A boa memória profissional é imprescindível para atuação do médico. Desde tempos imemoriais!
Geração após geração, o médico usa e abusa da memória. Ele precisa confiar na própria para vários atos. A memória do paciente qualifica a anamnese.
Todavia, atitudes de “máxima confiança” na memória são sempre passíveis de questionamento. A sociedade convive com a dúvida do credor sobre como se comportará a memória do devedor e com a situação curiosa do sentimento que, embora repetido, é auto-registrado como sua primeira vez.
Apreciações sobre o cotidiano dos médicos, quer em nível de gestão, quer em demanda ética e/ou legal, confirmam o risco de deslizes causados por cascas de banana jogadas no caminho pela memória. Assim erros cognitivos, eles resultam em evitáveis insucessos diagnósticos e terapêuticos. Outro escorregão é o indevido uso da memória que revela sigilo profissional.
Há o paciente que conta o presente e o passado mórbido com a chamada memória de elefante. Há o paciente que pouco se recorda da sua história clínica. Há o paciente que, intencionalmente, torna a boa memória uma fonte de mentiras, pois só mente quem sabe a verdade. Há o paciente para quem a memória lhe é desleal no resgate dos fatos, ele não diz uma verdade mas não está mentindo, ou seja, está sendo sincero em relação ao que lhe vem à mente, embora equivocado.
Por sua vez, o médico coleciona várias modalidades de uso da memória, associadas ao conhecimento e às habilidades, sendo que especialidades valorizam certas peculiaridades. Há a memória visual do facies e da inspeção dermatológica. Há a memória auditiva para ruídos cardíacos e pulmonares. Há a memória que permite a lembrança fácil de síndromes e de epônimos.
O médico precisa ter cuidado para não ser “traído pela memória”. Por isso, o visão de facilidade do prontuário do paciente e do vademecum (vem comigo) com suas roupagens na moda da época, atualmente, expressas no registro eletrônico e em aplicativo fácil à mão e aos olhos.

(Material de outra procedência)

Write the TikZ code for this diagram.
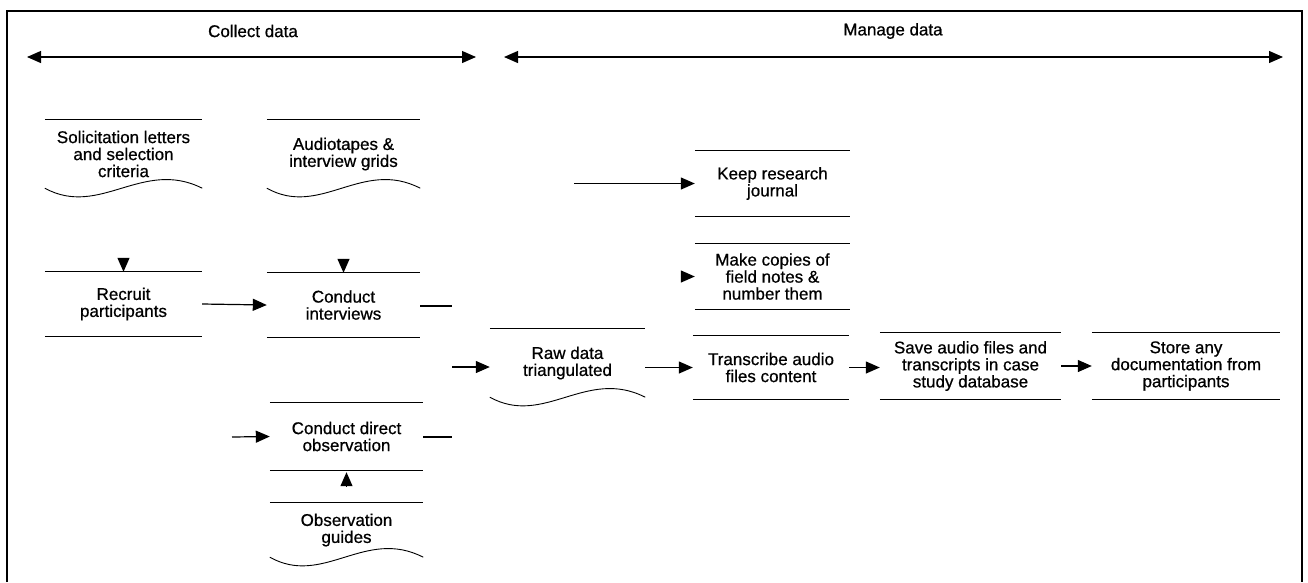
\documentclass[tikz,border=0pt]{standalone}
\usepackage{fontspec}
\setmainfont{Liberation Sans}[FakeBold=0.7]
\usetikzlibrary{arrows.meta,calc}

\begin{document}
\begin{tikzpicture}[x=1pt,y=-1pt,
  every node/.style={font=\fontsize{17}{17}\selectfont, align=center, inner sep=0pt},
  box/.style 2 args={minimum width=#1, minimum height=#2},
  ln/.style={line width=1.2pt},
  wave/.style={line width=0.9pt},
  tip/.tip={Triangle[length=14pt,width=12pt]},
  arr/.style={line width=1.2pt, -tip},
  dbl/.style={line width=1.2pt, tip-tip},
  frame/.style={line width=1.8pt}
]
\useasboundingbox (0,0) rectangle (1308,582);

% outer frame (open at the bottom)
\draw[frame] (7,582) -- (7,11) -- (1302,11) -- (1302,582);

% phase headings
\node (hc) at (253,31) {Collect data};
\node (hm) at (893,31) {Manage data};
\coordinate (c1) at (27,57);
\coordinate (c2) at (476,57);
\coordinate (m1) at (504,57);
\coordinate (m2) at (1283,57);
\draw[dbl] (c1) -- (c2);
\draw[dbl] (m1) -- (m2);

% documents
\node[box={157}{68}] (sol)   at (123.5,154) {Solicitation letters\\and selection\\criteria};
\node[box={153}{68}] (aud)   at (343.5,154) {Audiotapes \&\\interview grids};
\node[box={153}{54}] (guide) at (346.5,530) {Observation\\guides};
\node[box={155}{68}] (raw)   at (567.5,363) {Raw data\\triangulated};

% processes
\node[box={157}{64}] (rec)    at (123.5,304)   {Recruit\\participants};
\node[box={153}{64}] (int)    at (343.5,305)   {Conduct\\interviews};
\node[box={153}{67}] (dobs)   at (346.5,436.5) {Conduct direct\\observation};
\node[box={155}{65}] (keep)   at (772.5,183.5) {Keep research\\journal};
\node[box={155}{65}] (copies) at (772.5,276.5) {Make copies of\\field notes \&\\number them};
\node[box={156}{63}] (trans)  at (771,367.5)   {Transcribe audio\\files content};
\node[box={181}{66}] (save)   at (970.5,366)   {Save audio files and\\transcripts in case\\study database};
\node[box={188}{66}] (store)  at (1186,366)    {Store any\\documentation from\\participants};

% process outlines: top and bottom rules
\foreach \n in {rec,int,dobs,keep,copies,trans,save,store}
  \draw[ln] (\n.north west) -- (\n.north east) (\n.south west) -- (\n.south east);

% document outlines: top rule and wavy bottom
\foreach \n in {sol,aud,guide,raw}{
  \draw[ln] (\n.north west) -- (\n.north east);
  \draw[wave] (\n.south west)
    .. controls ($(\n.south west)!0.35!(\n.south east)+(0,30)$)
       and ($(\n.south west)!0.62!(\n.south east)+(0,-30)$) .. (\n.south east);
}

% connectors
\draw[arr] ([yshift=14pt]rec.north) -- (rec.north);
\draw[arr] ([yshift=14pt]int.north) -- (int.north);
\draw[arr] ([yshift=-16pt]dobs.south) -- ([yshift=-2pt]dobs.south);
\draw[arr] (rec.east) -- (int.west);

\coordinate (oin) at (232,437);
\draw[arr] (oin) -- (dobs.west);

\coordinate (j1) at (452,306);
\coordinate (j2) at (452,367);
\coordinate (j3) at (452,437);
\draw[ln] (int.east |- j1) -- (j1);
\draw[ln] (dobs.east |- j3) -- (j3);
\draw[arr] (j2) -- (j2 -| raw.west);

\draw[arr] (trans.west -| raw.east) -- (trans.west);
\draw[arr] (trans.east) -- (trans.east -| save.west);
\draw[arr] (save.east) -- (store.west);

\coordinate (kin) at (574,183.5);
\draw[arr] (kin) -- (keep.west);
\draw[arr] ([xshift=-14pt]copies.west) -- (copies.west);
\end{tikzpicture}
\end{document}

Não há dúvida que a continuidade do exercício profissional à beira do leito influencia a qualidade da memória do médico. A repetição amiúde contribui para a excelência da transmissão da memória para a ponta dos dedos e para a ponta da língua. É imensurável o quanto o especialista costuma esquecer do que aprendeu desde estudante de Medicina no trajeto do aprofundamento seletivo que prioriza a sua “capacidade de gigabites” para armazenamento.
A lei 3268/57 que dispõe sobre os Conselhos de Medicina não liga inscrição e especialidade. Em tese, médicos regulares no Conselho Regional podem praticar qualquer ato médico validado. Evidentemente, cada um deve ter a responsabilidade de saber seus limites da memória atualizada para praticar, inclusive a de reconhecer o que jamais a memória teve oportunidade de contato para fixação.

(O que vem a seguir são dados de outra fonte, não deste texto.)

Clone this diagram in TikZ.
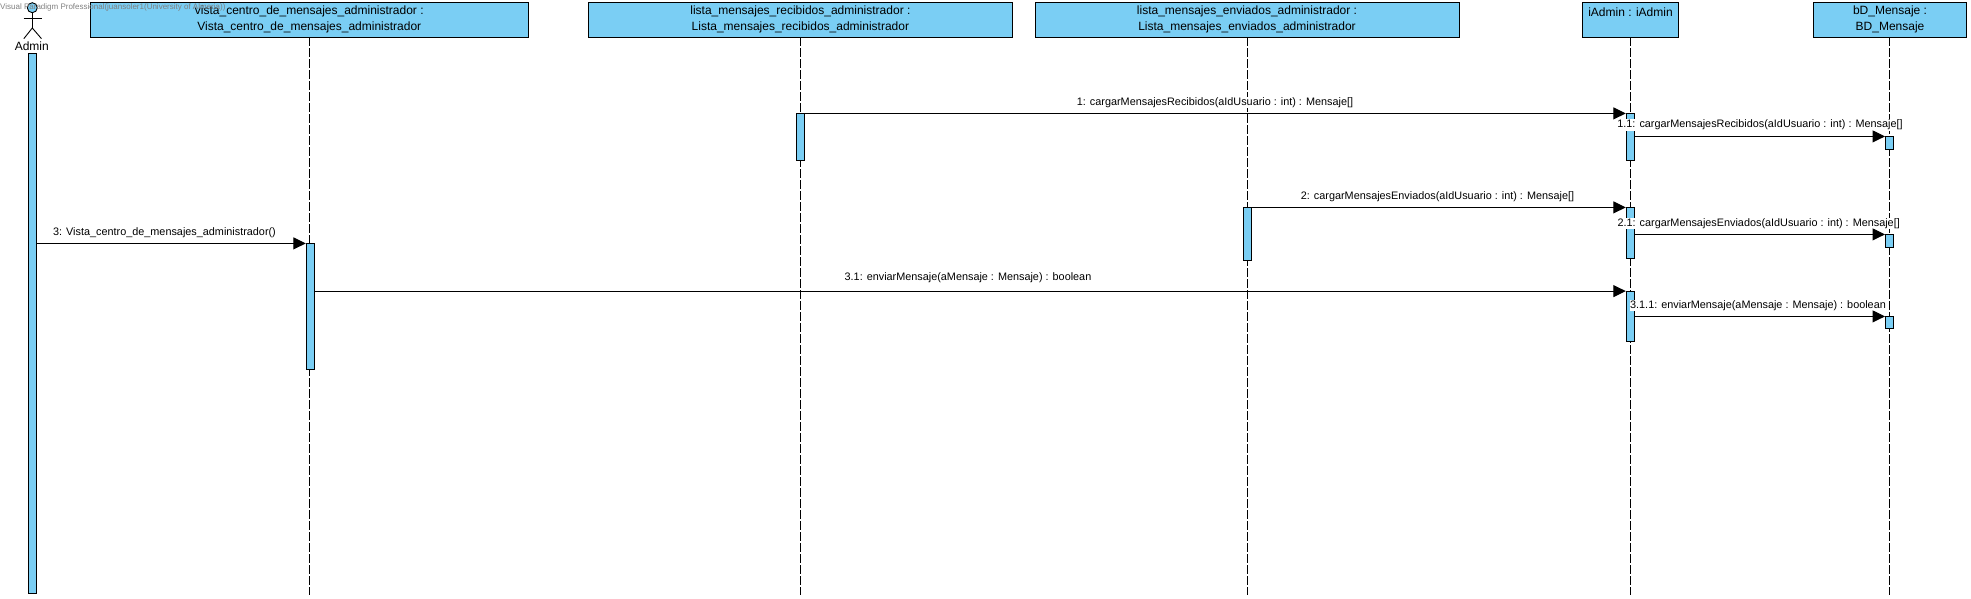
\documentclass[tikz,border=0pt]{standalone}
\usepackage{fontspec}
\setmainfont{Liberation Sans}
\usetikzlibrary{arrows.meta}
\definecolor{vpblue}{HTML}{7ACEF4}
\tikzset{
  objbox/.style={draw=black,fill=vpblue,line width=1pt,rectangle,inner sep=0pt,align=center,font=\fontsize{12}{16}\selectfont,execute at begin node={\rule{0pt}{10.4pt}}},
  lifeline/.style={draw=black,line width=1pt,dash pattern=on 8.5pt off 2.5pt},
  actbar/.style={draw=black,fill=vpblue,line width=1pt,rectangle,inner sep=0pt,minimum width=8pt},
  msg/.style={draw=black,line width=1pt,-{Triangle[length=12.5pt,width=12pt]},shorten >=0pt},
  msglabel/.style={fill=white,inner xsep=0.5pt,inner ysep=0.5pt,font=\fontsize{10.85}{12}\selectfont},
  stick/.style={draw=black,line width=0.9pt}
}
\begin{document}
\begin{tikzpicture}[x=1pt,y=-1pt]
\useasboundingbox (0,0) rectangle (1971,598);
% object boxes
\node[objbox,minimum width=437.5pt,minimum height=34.5pt] (vista) at (309.3,19.75) {vista\_centro\_de\_mensajes\_administrador :\\Vista\_centro\_de\_mensajes\_administrador};
\node[objbox,minimum width=423.5pt,minimum height=34.5pt] (recib) at (800.4,19.75) {lista\_mensajes\_recibidos\_administrador :\\Lista\_mensajes\_recibidos\_administrador};
\node[objbox,minimum width=424pt,minimum height=34.5pt] (envia) at (1247,19.75) {lista\_mensajes\_enviados\_administrador :\\Lista\_mensajes\_enviados\_administrador};
\node[objbox,minimum width=96.4pt,minimum height=34.5pt] (iadmin) at (1630.5,19.75) {iAdmin : iAdmin\\\mbox{}};
\node[objbox,minimum width=153.4pt,minimum height=34.5pt] (bd) at (1890,19.75) {bD\_Mensaje :\\BD\_Mensaje};
% actor
\node[circle,draw=black,fill=vpblue,line width=0.9pt,minimum size=10pt,inner sep=0pt] (head) at (32.3,7.7) {};
\coordinate (hip) at (32.3,28);
\coordinate (armL) at (23.5,18.3);
\coordinate (armR) at (41.8,18.3);
\coordinate (footL) at (23.8,38.7);
\coordinate (footR) at (41.5,38.7);
\draw[stick] (head.south) -- (hip);
\draw[stick] (armL) -- (armR);
\draw[stick] (footL) -- (hip) -- (footR);
\node[inner sep=0pt,font=\fontsize{12}{14}\selectfont] (admin) at (31.8,46) {Admin};
% lifeline ends
\coordinate (vistaTop) at (309.3,37);
\coordinate (vistaEnd) at (309.3,595);
\coordinate (recibTop) at (800.4,37);
\coordinate (recibEnd) at (800.4,595);
\coordinate (enviaTop) at (1247.6,37);
\coordinate (enviaEnd) at (1247.6,595);
\coordinate (iadminTop) at (1630.3,37);
\coordinate (iadminEnd) at (1630.3,595);
\coordinate (bdTop) at (1889.3,37);
\coordinate (bdEnd) at (1889.3,595);
\draw[lifeline] (vistaTop) -- (vistaEnd);
\draw[lifeline] (recibTop) -- (recibEnd);
\draw[lifeline] (enviaTop) -- (enviaEnd);
\draw[lifeline] (iadminTop) -- (iadminEnd);
\draw[lifeline] (bdTop) -- (bdEnd);
% activations
\node[actbar,minimum height=540pt] (aAdmin) at (32.3,323.5) {};
\node[actbar,minimum height=126pt] (aVista) at (310.3,306.9) {};
\node[actbar,minimum height=47pt] (aRecib) at (800.4,137.4) {};
\node[actbar,minimum height=53pt] (aEnvia) at (1247.4,234.4) {};
\node[actbar,minimum height=47pt] (ia1) at (1630.3,137.4) {};
\node[actbar,minimum height=51pt] (ia2) at (1630.3,233.4) {};
\node[actbar,minimum height=49.7pt] (ia3) at (1630.3,316.45) {};
\node[actbar,minimum height=12.4pt] (bd1) at (1889.5,143.1) {};
\node[actbar,minimum height=12.4pt] (bd2) at (1889.5,241.1) {};
\node[actbar,minimum height=12pt] (bd3) at (1889.5,322.9) {};
% message ends on the bars
\coordinate (s3) at (aAdmin.east |- aVista.north);
\coordinate (s31) at (aVista.east |- ia3.north);
\coordinate (s11) at (ia1.east |- bd1.north);
\coordinate (s21) at (ia2.east |- bd2.north);
\coordinate (s311) at (ia3.east |- bd3.north);
% labels under arrows
\node[msglabel] (l1) at (1215,102.3) {1: cargarMensajesRecibidos(aIdUsuario : int) : Mensaje[]};
\node[msglabel] (l11) at (1760,125) {1.1: cargarMensajesRecibidos(aIdUsuario : int) : Mensaje[]};
\node[msglabel] (l2) at (1437.5,196.3) {2: cargarMensajesEnviados(aIdUsuario : int) : Mensaje[]};
\node[msglabel] (l21) at (1758.7,223.3) {2.1: cargarMensajesEnviados(aIdUsuario : int) : Mensaje[]};
\node[msglabel] (l3) at (164.5,232.3) {3: Vista\_centro\_de\_mensajes\_administrador()};
\node[msglabel] (l31) at (968,277.5) {3.1: enviarMensaje(aMensaje : Mensaje) : boolean};
\node[msglabel] (l311) at (1758,305.3) {3.1.1: enviarMensaje(aMensaje : Mensaje) : boolean};
% messages
\draw[msg] (aRecib.north east) -- (ia1.north west);
\draw[msg] (s11) -- (bd1.north west);
\draw[msg] (aEnvia.north east) -- (ia2.north west);
\draw[msg] (s21) -- (bd2.north west);
\draw[msg] (s3) -- (aVista.north west);
\draw[msg] (s31) -- (ia3.north west);
\draw[msg] (s311) -- (bd3.north west);
% watermark
\node[inner sep=0pt,anchor=west,text=black!50,font=\fontsize{8}{10}\selectfont] (mark) at (0,7.5) {Visual Paradigm Professional(juansoler1(University of Almeria))};
\end{tikzpicture}
\end{document}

É notório o quanto vagos na memória profissional “minimamente necessária” determinados, quer pela má formação profissional, quer pela desatualização progressiva, são etiopatogenias da infração ao artigo capital do Código de Ética Médica vigente: É vedado ao médico causar dano ao paciente, por ação ou omissão, caracterizável como imperícia, imprudência ou negligência. Parágrafo único. A responsabilidade médica é sempre pessoal e não pode ser presumida (Art. 1º, Capítulo III, Responsabilidade Profissional).
A Bioética concebeu-se em meio ao amadurecimento do sentimento de indignação provocado pela memória histórica sobre uma Medicina eticamente reprovável.
Esta “genética” é essência da Bioética da Beira do leito como referencial para o juízo do médico- e do profissional da saúde de modo geral. A memória sobre efeitos da relação intenção de benefício-risco de malefício é patrimônio “tombado” pelo Progresso da Medicina.
A Bioética da Beira do leito estimula a difusão da mensagem amigável sobre o vigor da memória como instrumento de trabalho: Lembre-se de não se esquecer da memória!